Okay, for gloss, cheap, and short of doing it with good spray equipment - buy a Preval Sprayer, and spray on some Behlen's Instrument lacquer. Its sold in quarts. I think you can get both the sprayer and the lacquer from Stew Mac and/or Woodcraft.

Plainsong
06-07-2008, 05:57 PM
I'm going to bet money neither of those will be available in Finland. And those stores certainly aren't in Finland. I'll just have to go with the flow and see what I find. You can't find a hardware store in Helsinki much less one that stocks things that are useful or are decent quality.
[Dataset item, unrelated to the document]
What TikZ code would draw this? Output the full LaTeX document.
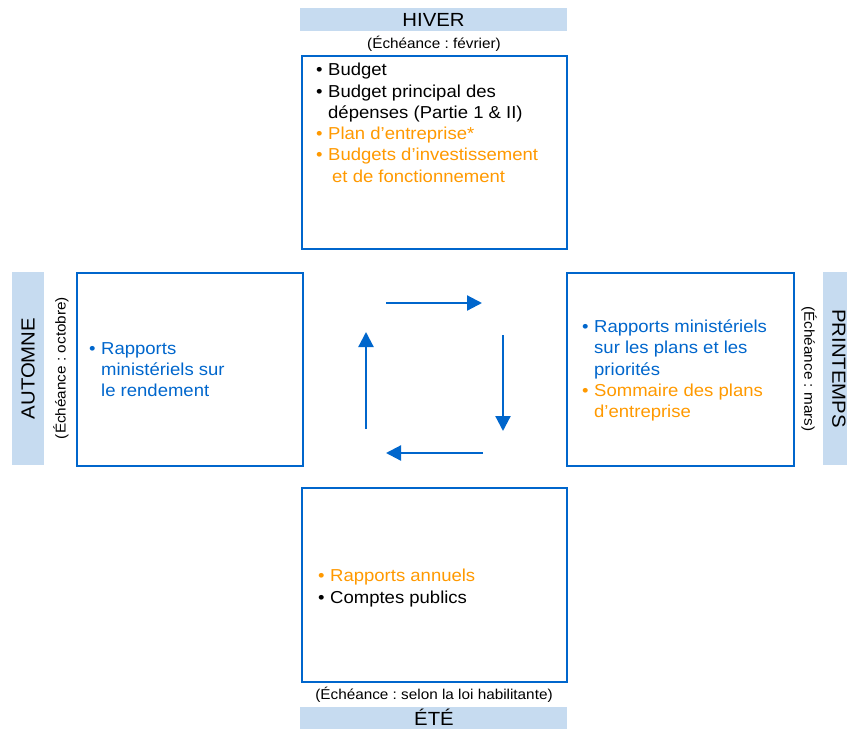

I speak as a girl who worked summers at Lumber and Building materials store.

MGM
06-07-2008, 11:56 PM
Check out the automotive supply shops for other lacquer clear sprays in foreign countires May not have our brands but I almost guarentee they will have clear coat lacquer sprays for car touchup...

Plainsong
06-08-2008, 01:48 AM
I never thought of that MGM! I'll check out the automotive isle and see what I find!